Developed full-stack RAG application with FastAPI and React.js. Implemented hybrid search pipeline using Pinecone and ChromaDB, reducing retrieval latency by 15% through optimized metadata filtering. Integrated Google Gemini API for contextual reasoning.
-15% retrieval latency for multi-format document queries with hybrid search.
User-uploaded files (PDF, image, text) are routed through a file-type dispatcher — PyMuPDF for native PDFs, Tesseract OCR for scanned images. Extracted text is chunked with overlap and embedded via Google Gemini embeddings, stored in both Pinecone (cloud vector search) and ChromaDB (local hybrid retrieval).
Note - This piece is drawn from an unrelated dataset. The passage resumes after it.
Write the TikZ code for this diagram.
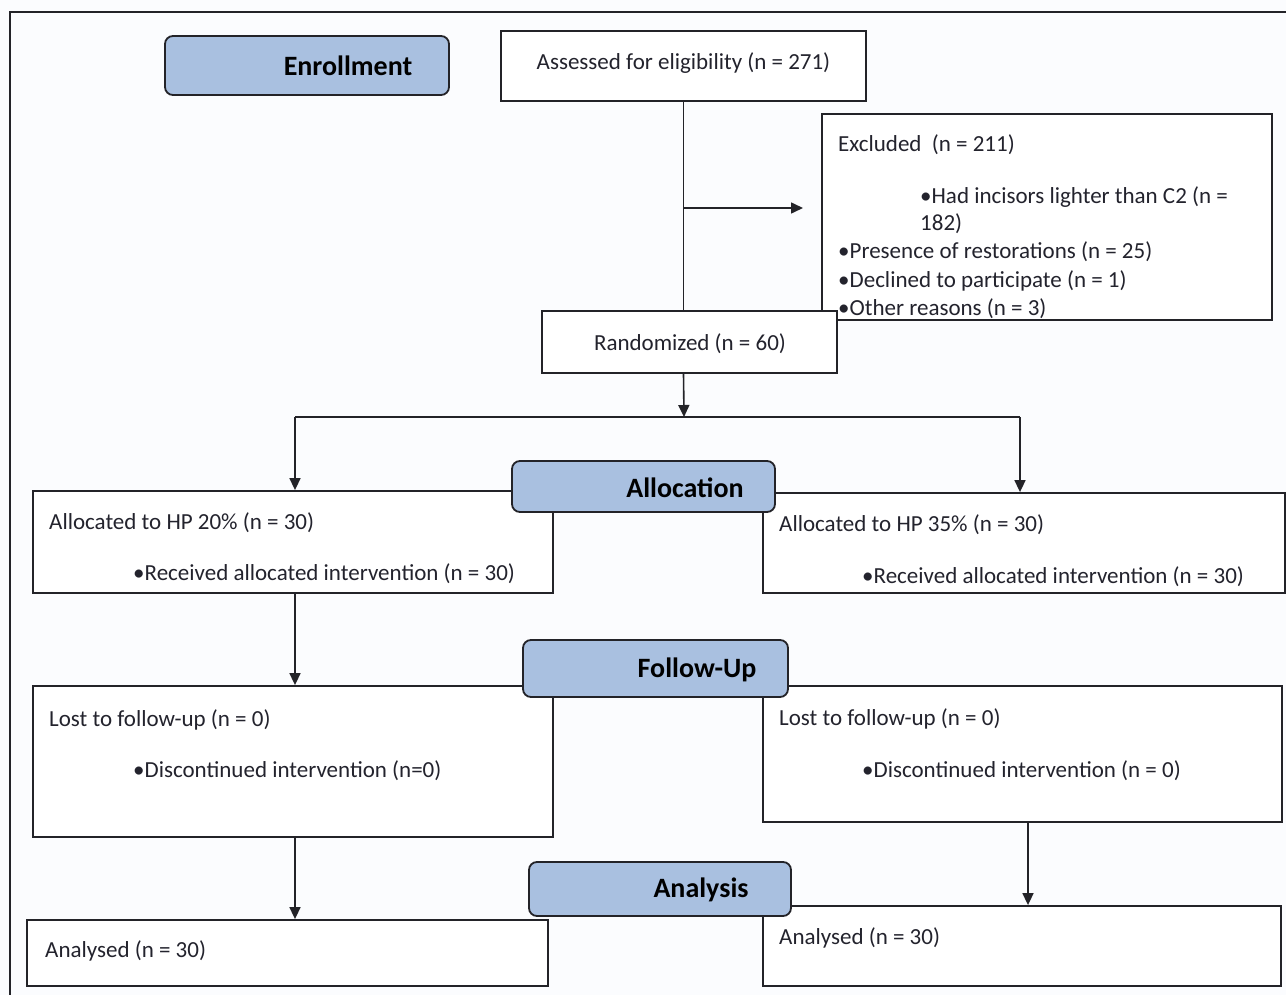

At query time, both stores are queried in parallel using asyncio, results merged with Reciprocal Rank Fusion, and the top-k chunks passed to Gemini for contextual answer generation.
Retrieval quality dominates RAG performance — a well-ranked retrieval pipeline with a smaller model beats a poorly-ranked one with a larger model every time. I also learned that hybrid search requires careful weight tuning per document type: the RRF weights that work well for legal PDFs don't generalize to technical diagrams or spreadsheets.